Research Projects

Hong Kong Takes Flight: Commercial Aviation and the Making of Hong Kong, 1930s – 1998

(Funded under General Research Fund Scheme 2020 – 2021 Exercise, Research Grants Council, Hong Kong)

Principal Investigator

John D. Wong, Associate Professor, Hong Kong Institute for the Humanities and Social Sciences and School of Modern Languages and Cultures

Total Fund Awarded

HKD 510,000

Project Duration

36 months

Project Description

This project investigates how the development of commercial aviation took shape in Hong Kong as the city developed into a powerful economy. Dr. John D. Wong examines how commercial aviation and Hong Kong’s historical trajectory influenced each other’s developmental path, and seeks to understand the articulation of local specificities of an expanding global industry in the context of Hong Kong’s economic takeoff. Aviation facilitated intense flows of people, goods and capital. The development of the industry allowed Hong Kong to converge with a common platform while accommodating articulations of local variations. More than merely enhancing physical connections and economic flows, commercial aviation shaped the people, spaces, and institutions that it connected.
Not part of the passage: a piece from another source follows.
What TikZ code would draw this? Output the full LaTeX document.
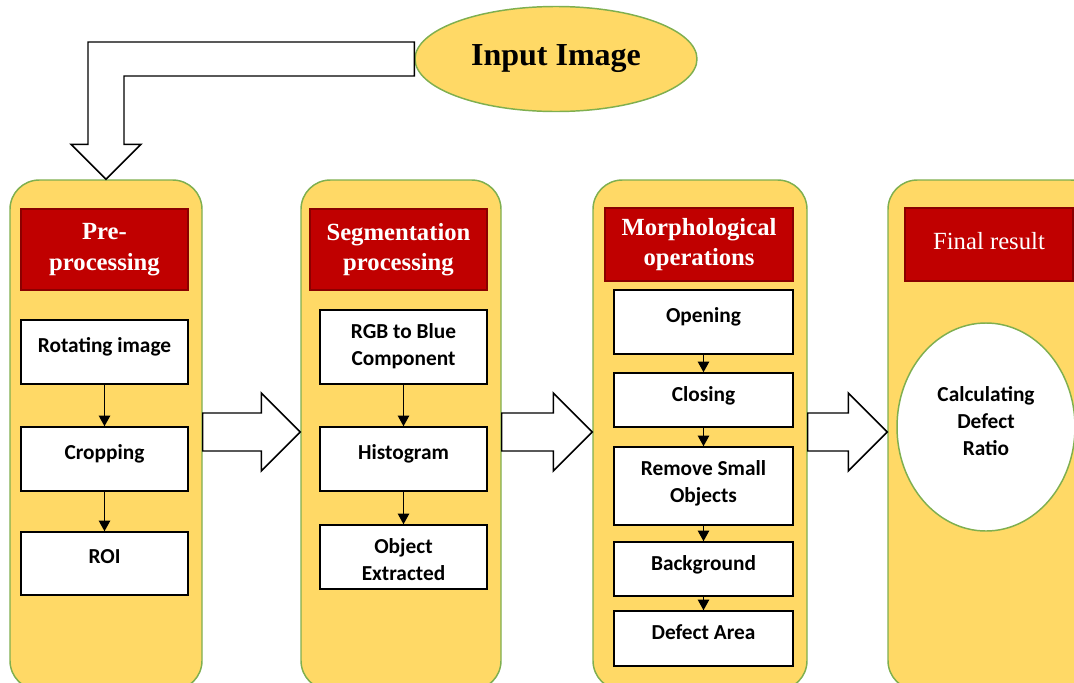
\documentclass[tikz,border=0pt]{standalone}
\usepackage{fontspec}
\setmainfont{Liberation Serif}
\newfontfamily\calib{Carlito}
\usetikzlibrary{calc,arrows.meta,shapes.geometric}
\definecolor{panelfill}{HTML}{FFD966}
\definecolor{panelline}{HTML}{7FAF4F}
\definecolor{headred}{HTML}{C00000}
\definecolor{headline}{HTML}{8A0000}

% hollow block arrow from the right side of one panel to the left side of the next
\newcommand\blockarrow[2]{%
  \draw[barrow] ($(#1.east)+(0,-22)$) -- ($(#2.west)+(-39,-22)$)
    -- ($(#2.west)+(-39,-42)$) -- ($(#2.west)+(0,-3)$)
    -- ($(#2.west)+(-39,36)$) -- ($(#2.west)+(-39,16)$)
    -- ($(#1.east)+(0,16)$) -- cycle;}

\begin{document}
\begin{tikzpicture}[x=0.75pt,y=-0.75pt,
  sz/.style 2 args={minimum width=#1*0.75pt, minimum height=#2*0.75pt, inner sep=0pt},
  panel/.style={draw=panelline, line width=1.1pt, fill=panelfill, rounded corners=22pt},
  header/.style={draw=headline, line width=0.8pt, fill=headred, text=white,
    font=\fontsize{18.5}{23}\selectfont\bfseries, align=center},
  stepbox/.style={draw=black, line width=1.1pt, fill=white},
  btxt/.style={anchor=north, inner sep=0pt, yshift=-10.5pt,
    font=\calib\bfseries\fontsize{16}{20.5}\selectfont, align=center},
  lowtxt/.style={btxt, yshift=-3pt},
  flow/.style={-{Triangle[width=8.5pt,length=8pt]}, line width=1.2pt},
  barrow/.style={draw=black, line width=1.1pt, fill=white, line join=miter},
]
\useasboundingbox (0,0) rectangle (1074,682);
\clip (0,0) rectangle (1074,682);

% panels
\node[panel, sz={192}{510}] (c1) at (106,435) {};
\node[panel, sz={200}{510}] (c2) at (401,435) {};
\node[panel, sz={214}{510}] (c3) at (700,435) {};
\node[panel, sz={212}{510}] (c4) at (994,435) {};

% panel headers
\node[header, sz={167}{81}] (h1) at (104.5,249.5) {Pre-\\processing};
\node[header, sz={177}{81}] (h2) at (398.5,249.5) {Segmentation\\processing};
\node[header, sz={188}{73}] (h3) at (699,244.5) {Morphological\\operations};
\node[header, sz={168}{73}, font=\fontsize{18.5}{23}\selectfont] (h4) at (989,244.5) {\raisebox{5pt}{Final result}};

% pre-processing steps
\node[stepbox, sz={167}{64}, label={[lowtxt]north:Rotating image}] (b11) at (104.5,352) {};
\node[stepbox, sz={167}{64}, label={[lowtxt]north:Cropping}] (b12) at (104.5,459) {};
\node[stepbox, sz={167}{63}, label={[lowtxt]north:ROI}] (b13) at (104.5,563.5) {};

% segmentation steps
\node[stepbox, sz={167}{74}, label={[btxt]north:RGB to Blue\\Component}] (b21) at (403.5,347) {};
\node[stepbox, sz={167}{64}, label={[lowtxt]north:Histogram}] (b22) at (403.5,459) {};
\node[stepbox, sz={167}{64}, label={[btxt]north:Object\\Extracted}] (b23) at (403.5,557) {};

% morphological steps
\node[stepbox, sz={179}{64}, label={[lowtxt]north:Opening}] (b31) at (703.5,322) {};
\node[stepbox, sz={179}{54}, label={[btxt]north:Closing}] (b32) at (703.5,400) {};
\node[stepbox, sz={179}{78}, label={[btxt]north:Remove Small\\Objects}] (b33) at (703.5,486) {};
\node[stepbox, sz={179}{54}, label={[btxt]north:Background}] (b34) at (703.5,569) {};
\node[stepbox, sz={179}{55}, label={[btxt]north:Defect Area}] (b35) at (703.5,638.5) {};

% final result
\node[ellipse, draw=panelline, line width=1.1pt, fill=white, sz={178}{208},
  label={[anchor=center, yshift=4.5pt, align=center,
    font=\calib\bfseries\fontsize{16}{20.5}\selectfont]center:Calculating\\Defect\\Ratio}]
  (e4) at (986,427) {};

% input
\node[ellipse, draw=panelline, line width=1.1pt, fill=panelfill, sz={282}{105},
  font=\bfseries\fontsize{24}{28}\selectfont] (inp) at (556,59) {\raisebox{5pt}{Input Image}};

% step connectors
\draw[flow] (b11) -- (b12);
\draw[flow] (b12) -- (b13);
\draw[flow] (b21) -- (b22);
\draw[flow] (b22) -- (b23);
\draw[flow] (b31) -- (b32);
\draw[flow] (b32) -- (b33);
\draw[flow] (b33) -- (b34);
\draw[flow] (b34) -- (b35);

% panel-to-panel arrows
\blockarrow{c1}{c2}
\blockarrow{c2}{c3}
\blockarrow{c3}{c4}

% bent arrow from the input down into the first panel
\coordinate (ti) at ($(inp.west)+(0,-17)$);
\coordinate (bi) at ($(inp.west)+(0,17)$);
\coordinate (hl) at ($(c1.north)+(-18,-35)$);
\coordinate (hr) at ($(c1.north)+(18,-35)$);
\draw[barrow] (ti) -- (ti -| hl) -- (hl) -- ($(hl)+(-17,0)$) -- (c1.north)
  -- ($(hr)+(17,0)$) -- (hr) -- (bi -| hr) -- (bi) -- cycle;
\end{tikzpicture}
\end{document}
Focusing on policymakers in Hong Kong and London, Cathay Pacific and local carriers that operated alongside industry titans such as B.O.A.C. and Pan American, this project is the first academic study that combines the business history of aviation with an examination of the city’s economic and political transformations. Starting with aviation’s humble foray into Hong Kong in the 1930s and concluding with the move of the airport from Kai Tak to Chek Lap Kok in 1998, the project explores how commercial aviation fashioned regional and global connections against the backdrop of shifting geopolitics and in response to the exigencies of Hong Kong’s economic development.